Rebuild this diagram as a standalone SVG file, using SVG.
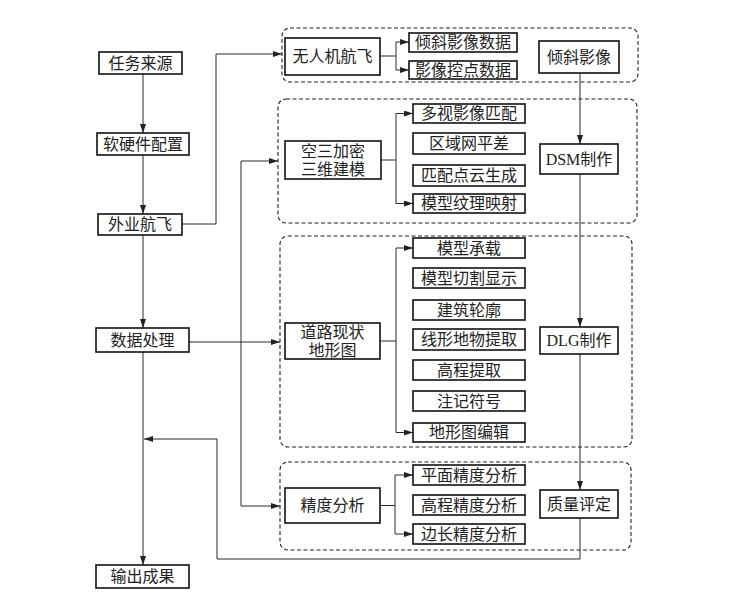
<svg xmlns="http://www.w3.org/2000/svg" width="747" height="605" viewBox="0 0 747 605">
<style>
.box{fill:#fff;stroke:#111;stroke-width:1.6}
.grp{fill:none;stroke:#222;stroke-width:1.1;stroke-dasharray:4 2.5}
.ln{fill:none;stroke:#2a2a2a;stroke-width:1}
.ar{marker-end:url(#ah)}
text{font-family:"Liberation Serif","Noto Sans CJK SC",serif;font-size:16px;fill:#222;text-anchor:middle;dominant-baseline:central}
</style>
<defs>
<marker id="ah" markerUnits="userSpaceOnUse" markerWidth="9" markerHeight="6" refX="9" refY="3" orient="auto">
<path d="M0,0 L9,3 L0,6 z" fill="#222"/>
</marker>
</defs>
<rect width="747" height="605" fill="#fff"/>

<g id="groups">
<rect class="grp" x="282" y="28" width="356" height="54" rx="8"/>
<rect class="grp" x="278" y="99" width="359" height="124" rx="8"/>
<rect class="grp" x="280" y="236" width="352" height="211" rx="8"/>
<rect class="grp" x="280" y="462" width="351" height="88" rx="8"/>
</g>

<g id="connectors">
<path class="ln ar" d="M143,74 V133"/>
<path class="ln ar" d="M143,155 V214"/>
<path class="ln ar" d="M143,235 V328"/>
<path class="ln ar" d="M143,352 V565"/>
<path class="ln ar" d="M182,224 H216 V54 H282"/>
<path class="ln ar" d="M241,342 V161 H278"/>
<path class="ln ar" d="M241,342 V506 H280"/>
<path class="ln ar" d="M189,342 H280"/>
<path class="ln ar" d="M580,518 V559 H217 V439 H144"/>
<path class="ln ar" d="M580,73 V144"/>
<path class="ln ar" d="M580,174 V327"/>
<path class="ln ar" d="M580,354 V490"/>
<path class="ln" d="M380,56 H396"/>
<path class="ln ar" d="M396,56 V42 H409"/>
<path class="ln ar" d="M396,56 V70 H409"/>
<path class="ln" d="M381,160 H396"/>
<path class="ln ar" d="M396,160 V113.5 H413"/>
<path class="ln ar" d="M396,160 V203.5 H413"/>
<path class="ln" d="M380,341 H396"/>
<path class="ln ar" d="M396,341 V248 H413"/>
<path class="ln ar" d="M396,341 V432.5 H413"/>
<path class="ln" d="M380,505.5 H395"/>
<path class="ln ar" d="M395,505.5 V475 H413"/>
<path class="ln ar" d="M395,505.5 V534 H413"/>
</g>

<g id="n-rwly"><rect class="box" x="99" y="52" width="83" height="22"/><text x="140.5" y="63">任务来源</text></g>
<g id="n-rypz"><rect class="box" x="97" y="133" width="92" height="22"/><text x="143" y="144">软硬件配置</text></g>
<g id="n-wyhf"><rect class="box" x="98" y="214" width="84" height="21"/><text x="140" y="224.5">外业航飞</text></g>
<g id="n-sjcl"><rect class="box" x="96" y="328" width="93" height="24"/><text x="142.5" y="340">数据处理</text></g>
<g id="n-sccg"><rect class="box" x="96" y="565" width="93" height="23"/><text x="142.5" y="576.5">输出成果</text></g>

<g id="n-wrj"><rect class="box" x="285" y="38" width="95" height="37"/><text x="332.5" y="56.5">无人机航飞</text></g>
<g id="n-qxsj"><rect class="box" x="409" y="33" width="108" height="19"/><text x="463" y="42.5">倾斜影像数据</text></g>
<g id="n-kdsj"><rect class="box" x="409" y="61" width="108" height="18"/><text x="463" y="70">影像控点数据</text></g>
<g id="n-qxyx"><rect class="box" x="539" y="41" width="80" height="32"/><text x="579" y="57">倾斜影像</text></g>

<g id="n-ks"><rect class="box" x="285" y="141" width="96" height="38"/><text x="333" y="151">空三加密</text><text x="333" y="169">三维建模</text></g>
<g id="n-dspp"><rect class="box" x="413" y="104" width="112" height="19"/><text x="469" y="113.5">多视影像匹配</text></g>
<g id="n-qywpc"><rect class="box" x="413" y="133" width="112" height="21"/><text x="469" y="143.5">区域网平差</text></g>
<g id="n-ppdy"><rect class="box" x="413" y="165" width="112" height="21"/><text x="469" y="175.5">匹配点云生成</text></g>
<g id="n-wlys"><rect class="box" x="413" y="194" width="112" height="19"/><text x="469" y="203.5">模型纹理映射</text></g>
<g id="n-dsm"><rect class="box" x="540" y="144" width="78" height="30"/><text x="579" y="159">DSM制作</text></g>

<g id="n-dlxz"><rect class="box" x="285" y="323" width="95" height="36"/><text x="332.5" y="332">道路现状</text><text x="332.5" y="350">地形图</text></g>
<g id="n-mxcz"><rect class="box" x="413" y="238" width="112" height="20"/><text x="469" y="248">模型承载</text></g>
<g id="n-mxqg"><rect class="box" x="413" y="268" width="112" height="20"/><text x="469" y="278">模型切割显示</text></g>
<g id="n-jzlk"><rect class="box" x="413" y="300" width="112" height="20"/><text x="469" y="310">建筑轮廓</text></g>
<g id="n-xxdw"><rect class="box" x="413" y="329" width="112" height="21"/><text x="469" y="339.5">线形地物提取</text></g>
<g id="n-gctq"><rect class="box" x="413" y="360" width="112" height="20"/><text x="469" y="370">高程提取</text></g>
<g id="n-zjfh"><rect class="box" x="413" y="391" width="112" height="20"/><text x="469" y="401">注记符号</text></g>
<g id="n-dxtbj"><rect class="box" x="413" y="423" width="112" height="19"/><text x="469" y="432.5">地形图编辑</text></g>
<g id="n-dlg"><rect class="box" x="540" y="327" width="78" height="27"/><text x="579" y="340.5">DLG制作</text></g>

<g id="n-jdfx"><rect class="box" x="285" y="488" width="95" height="35"/><text x="332.5" y="505.5">精度分析</text></g>
<g id="n-pmjd"><rect class="box" x="413" y="465" width="112" height="20"/><text x="469" y="475">平面精度分析</text></g>
<g id="n-gcjd"><rect class="box" x="413" y="495" width="112" height="20"/><text x="469" y="505">高程精度分析</text></g>
<g id="n-bcjd"><rect class="box" x="413" y="524" width="112" height="20"/><text x="469" y="534">边长精度分析</text></g>
<g id="n-zlpd"><rect class="box" x="540" y="490" width="78" height="28"/><text x="579" y="504">质量评定</text></g>
</svg>
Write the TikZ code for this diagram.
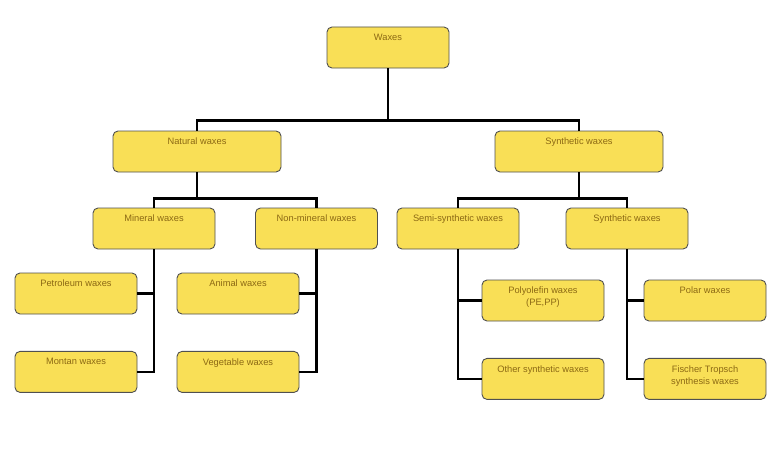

▬▬▬▬▬▬

# EXERCISE DESCRIPTION
Copy all lines from the listing that contain "diagram".

# ANSWER IN FULL
Rebuild this diagram as a standalone SVG file, using SVG.
Write the TikZ code for this diagram.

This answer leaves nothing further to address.